Гута обладала телом внушительных размеров. Любое, даже самое просторное, платье сидело на ней, как обтягивающее. Грудь у Гуты была огромная.
— Грудь Гуты, — подшучивали соседи, — приходит за полчаса до нее самой.
А туго повязанный на голове синий платок породил слухи о том, что в день, когда началась война, у Гуты повыпадали все волосы. Поэтому говорили, что жена раввина ходит в платке вовсе не из-за религиозных убеждений, а из-за лысины. Доказательств тому не было никаких, поскольку статус жены раввина обязывал Гуту носить платок всегда.
— Раньше, — сплетничали другие, — она была отнюдь не набожна, даже наоборот, жила в грехе, все потеряла, а на обломках выстроила то, что есть у нее сейчас.
Однажды соединившись с Богом, она больше не прерывала связи с Ним. Дом превратила в синагогу, мужа в раввина, а себя в жену раввина. Взяла на воспитание двух сирот — девочку, которую назвала Эмуной, «верой», и мальчика, которого назвала Гилелом, «хвалой». Люди не умолкали: «Никакое это не доброе деяние, просто Гута хотела скрыть, что бесплодна, и избежать расспросов, почему она не исполняет библейскую заповедь „Плодитесь и размножайтесь“».
В пять часов они вчетвером собирались у Елены на чашечку кофе.
Иногда к квартету присоединялись и другие гостьи. Я помню только номера. Произнося их имена, Боже правый, можно было язык сломать, гораздо легче удавалось запомнить номер, стоящий на руке. Дежуря на балконе или высовываясь из окна, я объявляла:
— К нам идет 546772!
Или:
— Пришел 94826.
Тогда Елена бледнела, и у нее прерывался пульс. Однако она брала себя в руки и говорила:
— Ты права, Элизабет, так мы не сможем забыть, да-да, так мы никогда не забудем.
Благодаря объявлению номеров она узнавала, сколько еще стульев надо принести и сколько воды вскипятить. Встречи устраивались раз в две недели — в одно и то же время, за одним и тем же столом и с одинаковым угощением.
Гостьи рассаживались вокруг нашего стола.
Закрытие окон служило им сигналом, после которого события разворачивались по привычному сценарию. Яркий дневной свет сменялся тусклой лампочкой и огнем поминальной свечи. Несколько солнечных лучей из последних сил порывались проникнуть в комнату, однако страх быть услышанными заказывал путь даже солнцу. Солнце и соседи намеренно исключались из числа посвященных.

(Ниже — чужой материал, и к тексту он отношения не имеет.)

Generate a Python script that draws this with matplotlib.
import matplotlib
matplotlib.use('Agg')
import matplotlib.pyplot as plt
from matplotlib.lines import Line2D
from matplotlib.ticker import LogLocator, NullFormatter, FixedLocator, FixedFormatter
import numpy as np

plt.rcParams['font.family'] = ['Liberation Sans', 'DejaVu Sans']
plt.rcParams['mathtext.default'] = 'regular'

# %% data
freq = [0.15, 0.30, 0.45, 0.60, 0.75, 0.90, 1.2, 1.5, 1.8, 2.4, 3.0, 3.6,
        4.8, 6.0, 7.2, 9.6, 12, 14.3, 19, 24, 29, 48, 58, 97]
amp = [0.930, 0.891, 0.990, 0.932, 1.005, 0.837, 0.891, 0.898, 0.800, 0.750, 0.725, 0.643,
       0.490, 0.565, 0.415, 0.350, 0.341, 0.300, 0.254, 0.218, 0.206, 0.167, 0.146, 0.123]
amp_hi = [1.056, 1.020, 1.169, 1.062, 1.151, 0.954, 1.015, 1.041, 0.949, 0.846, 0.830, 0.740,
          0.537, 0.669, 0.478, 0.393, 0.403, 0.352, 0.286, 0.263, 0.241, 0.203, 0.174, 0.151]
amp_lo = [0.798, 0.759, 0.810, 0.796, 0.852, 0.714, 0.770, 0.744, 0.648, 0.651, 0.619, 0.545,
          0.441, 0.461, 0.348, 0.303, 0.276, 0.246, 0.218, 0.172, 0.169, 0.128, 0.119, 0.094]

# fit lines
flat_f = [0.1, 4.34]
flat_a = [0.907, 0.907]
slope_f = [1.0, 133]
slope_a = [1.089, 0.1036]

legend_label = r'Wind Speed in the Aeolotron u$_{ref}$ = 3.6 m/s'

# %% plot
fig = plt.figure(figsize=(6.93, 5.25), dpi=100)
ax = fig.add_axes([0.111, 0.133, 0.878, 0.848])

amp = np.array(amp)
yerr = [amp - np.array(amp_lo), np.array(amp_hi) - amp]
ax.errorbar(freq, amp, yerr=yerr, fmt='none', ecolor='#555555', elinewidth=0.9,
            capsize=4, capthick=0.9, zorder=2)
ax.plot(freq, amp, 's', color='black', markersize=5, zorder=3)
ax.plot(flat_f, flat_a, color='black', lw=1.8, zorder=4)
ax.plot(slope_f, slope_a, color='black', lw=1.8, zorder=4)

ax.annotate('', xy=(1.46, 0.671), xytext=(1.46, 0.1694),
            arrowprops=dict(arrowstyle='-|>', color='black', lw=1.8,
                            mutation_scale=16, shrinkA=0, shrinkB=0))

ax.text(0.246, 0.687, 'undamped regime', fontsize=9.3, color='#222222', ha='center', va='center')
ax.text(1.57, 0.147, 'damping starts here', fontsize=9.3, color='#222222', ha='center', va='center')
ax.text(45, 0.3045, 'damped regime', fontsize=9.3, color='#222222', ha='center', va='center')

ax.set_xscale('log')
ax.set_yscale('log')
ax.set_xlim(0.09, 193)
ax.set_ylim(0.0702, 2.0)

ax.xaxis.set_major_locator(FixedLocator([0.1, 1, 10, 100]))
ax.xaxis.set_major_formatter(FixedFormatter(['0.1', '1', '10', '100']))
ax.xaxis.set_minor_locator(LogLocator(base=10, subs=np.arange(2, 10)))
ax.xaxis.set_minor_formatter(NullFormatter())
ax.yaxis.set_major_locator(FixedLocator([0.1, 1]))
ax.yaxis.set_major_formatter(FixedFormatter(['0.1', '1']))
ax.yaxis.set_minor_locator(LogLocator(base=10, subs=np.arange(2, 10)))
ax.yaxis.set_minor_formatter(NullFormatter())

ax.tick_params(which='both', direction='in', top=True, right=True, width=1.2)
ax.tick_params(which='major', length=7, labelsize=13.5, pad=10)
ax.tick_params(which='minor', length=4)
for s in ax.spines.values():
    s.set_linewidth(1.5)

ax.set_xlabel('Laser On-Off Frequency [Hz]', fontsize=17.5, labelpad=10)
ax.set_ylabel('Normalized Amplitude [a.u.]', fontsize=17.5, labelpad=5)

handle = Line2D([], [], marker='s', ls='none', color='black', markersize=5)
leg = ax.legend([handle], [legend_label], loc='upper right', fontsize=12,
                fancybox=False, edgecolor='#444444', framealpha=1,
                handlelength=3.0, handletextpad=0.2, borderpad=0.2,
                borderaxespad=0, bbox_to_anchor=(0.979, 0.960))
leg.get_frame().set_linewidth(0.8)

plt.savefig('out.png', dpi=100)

Сцена была готова, тени пускались в пляс, все окутывал сумрак.
— Пора, — с неизменной торжественностью объявляла Елена, и разговор менял русло.
Открыв сумочку, Соша дрожащими руками один за другим доставала бумажные платочки и складывала их горсткой перед собой. Потом, как по мановению дирижерской палочки, издавала несколько горестных воплей. Голосить Соша всегда начинала с «горе, горе», потом плакала, потом подвывала «ой-ой-ой» и снова пускалась причитать «горе, горе, ой-ой-ой», и так до самого конца посиделок или до последнего платочка. Никогда Соша не говорила ничего другого, пока не вступала Итта: «Чума! Сучьи выродки! Курвы!»
Она вертела головой во все стороны и брызгала слюной на стол. Соша вытирала бумажным платочком смешавшиеся с ее слезами плевки. В надежде успокоить Итту Елена приносила стакан воды. Но Соша перехватывала его, ибо чрезмерные стенания вызывали жажду.
Тут и Фанни замечала, что тоже хочет пить. Она поворачивалась к Елене и, как обычно, просила кофе в фарфоровой чашке с золотой каймой, с одним кусочком сахара и кексом на блюдечке. Большим и указательным пальцами Фанни держала чашку, а средний, безымянный и мизинец оттопыривала. Сделав несколько глотков, она доставала из сумочки зеркало и ловила луч света, чтобы проверить, осталась ли еще на губах помада. Когда Фанни ставила чашку на блюдце, звон фарфора заставлял остальных вспомнить о ее присутствии. И прежде чем кто-нибудь успевал торжественно произнести «Шалом, пани Фанни», она начинала оправдываться, что привычка смотреться в зеркало у нее сохранилась с тех давних пор и делает она это не ради губной помады — это всего лишь предлог, — а для того, чтобы проверить, существует ли еще сама.